5. Quietly erasing old money owed.
SEBI says the company wiped out about ₹2,914 crore of very old unpaid dues by secretly cancelling them against money it owed others, without properly explaining it.
6. Company money flowing through the promoter's personal accounts.
SEBI says company funds were routed through the personal bank accounts of Rajesh Mehta and a family member, including for his personal trades, without board approval and without telling investors.
News reports put one chunk of this at ₹339 crore, and the wider routing at around ₹926 crore.
7. Not cooperating.
SEBI says the company ignored more than ten official notices over months, did not give full records, gave changing and contradictory numbers, and did not give the auditors proper access.
SEBI says about ₹15.15 lakh crore of revenue over five years was misrepresented.
It is important to understand what this means.
That is not ₹15 lakh crore stolen from investors. It is the size of the sales that SEBI says were inflated or could not be verified.

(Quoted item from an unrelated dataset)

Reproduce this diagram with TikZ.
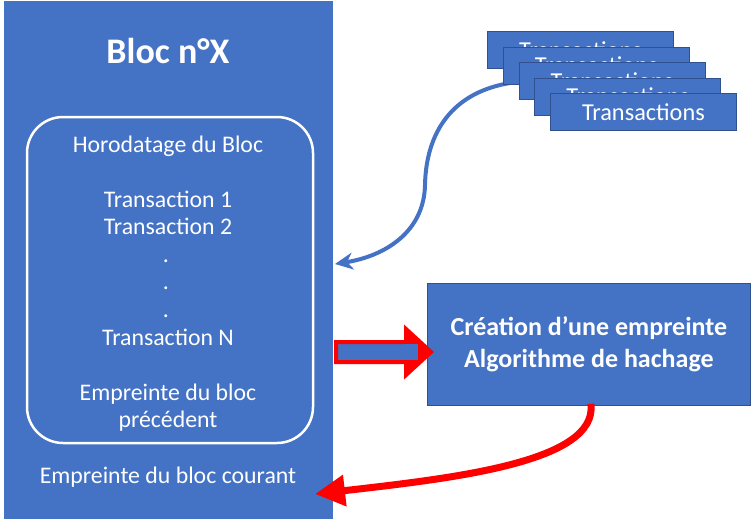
\documentclass[tikz,border=0pt]{standalone}
\usepackage{fontspec}
\setmainfont{Carlito}
\usetikzlibrary{arrows.meta,calc}
\definecolor{bblue}{HTML}{4472C4}
\definecolor{dblue}{HTML}{2F528F}
\definecolor{rred}{HTML}{FF0000}
\begin{document}
\begin{tikzpicture}[x=1pt,y=-1pt,
  txt/.style={text=white,anchor=base,font=\fontsize{23.8}{28}\selectfont,inner sep=0pt},
  txbox/.style={draw=dblue,line width=0.8pt,fill=bblue,text=white,anchor=north west,
    minimum width=186pt,minimum height=37pt,inner sep=0pt,font=\fontsize{24.3}{28}\selectfont},
  bluearrow/.style={draw=bblue,line width=4pt,-{Stealth[length=18pt,width=17pt]}},
  redarrow/.style={draw=rred,line width=7pt,-{Triangle[length=30pt,width=30pt]}},
  hollow/.style={draw=rred,line width=4pt,fill=bblue,line join=miter}]
\useasboundingbox (0,0) rectangle (754,530);
\fill[white] (0,0) rectangle (754,530);

% main block
\node[fill=bblue,minimum width=329pt,minimum height=518pt,anchor=north west,inner sep=0pt] (blk) at (4,1) {};
\node[text=white,anchor=base,inner sep=0pt,font=\bfseries\fontsize{36}{42}\selectfont] (title) at (168,63) {Bloc n°X};
\draw[white,line width=2.5pt,rounded corners=36pt] (27,117) rectangle (313,443);
\node[txt] (h) at (168,152) {Horodatage du Bloc};
\node[txt] (t1) at (168,207) {Transaction 1};
\node[txt] (t2) at (168,234) {Transaction 2};
\node[txt] (d1) at (166,262) {.};
\node[txt] (d2) at (166,289) {.};
\node[txt] (d3) at (166,317) {.};
\node[txt] (tn) at (168,345) {Transaction N};
\node[txt] (e1) at (168,400) {Empreinte du bloc};
\node[txt] (e2) at (168,427) {précédent};
\node[txt] (cur) at (168,483) {Empreinte du bloc courant};

% blue curved arrow (drawn under the stack)
\coordinate (bstart) at (517,82);
\coordinate (bend) at (335,264);
\draw[bluearrow] (bstart) .. controls (450,90) and (426,135) .. (425,185)
  .. controls (424,232) and (385,256) .. (bend);

% transaction stack
\foreach \i in {0,...,4}{
  \node[txbox] (tx\i) at ({487+15.75*\i},{31+15.5*\i}) {Transactions};
}

% hash box
\node[fill=bblue,draw=dblue,line width=0.8pt,minimum width=323pt,minimum height=122pt,
  anchor=north west,inner sep=0pt,text=white,align=center,
  font=\bfseries\fontsize{26}{31.5}\selectfont] (hash) at (427,283)
  {Création d’une empreinte\\Algorithme de hachage};

% hollow red arrow
\coordinate (ha) at (336,352);
\coordinate (hb) at (431,352);
\draw[hollow] ($(ha)+(0,-10)$) -- ($(hb)+(-25,-10)$) -- ($(hb)+(-25,-23)$) -- (hb)
  -- ($(hb)+(-25,23)$) -- ($(hb)+(-25,10)$) -- ($(ha)+(0,10)$) -- cycle;
\fill[rred] ($(hb)+(-25,-23)$) -- (hb) -- ($(hb)+(-25,23)$) -- cycle;
\fill[bblue] ($(hb)+(-27,-8)$) rectangle ($(hb)+(-13,8)$);

% red curved arrow
\coordinate (rstart) at ($(hash.south)+(2,-2)$);
\coordinate (rend) at (315,494);
\draw[redarrow] (rstart) .. controls (598,462) and (455,478) .. (rend);
\end{tikzpicture}
\end{document}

The company's market value fell by close to ₹28,000 crore from its peak, and the wealth lost by public shareholders is estimated at around ₹12,725 crore.
The stock is down about 54% from its high last December, and it hit the lower limit again right after this order.
As of now, SEBI has taken the following steps;
> Rajesh Mehta is banned from buying, selling or dealing in the company's shares, directly or indirectly, until further orders.
> Both the company and Mehta must cooperate with the investigation and hand over a long list of documents within 30 days.
> The company must now make true and fair disclosures of its finances and its dealings with related parties.
> SEBI will appoint a new forensic auditor, because the first one could not finish the job without cooperation.
This is an interim order. It was passed without hearing the company first, which SEBI is allowed to do when it fears assets might be moved or records destroyed.
The company and Mehta get 21 days to reply and ask for a hearing. So far the company has not made any public statement.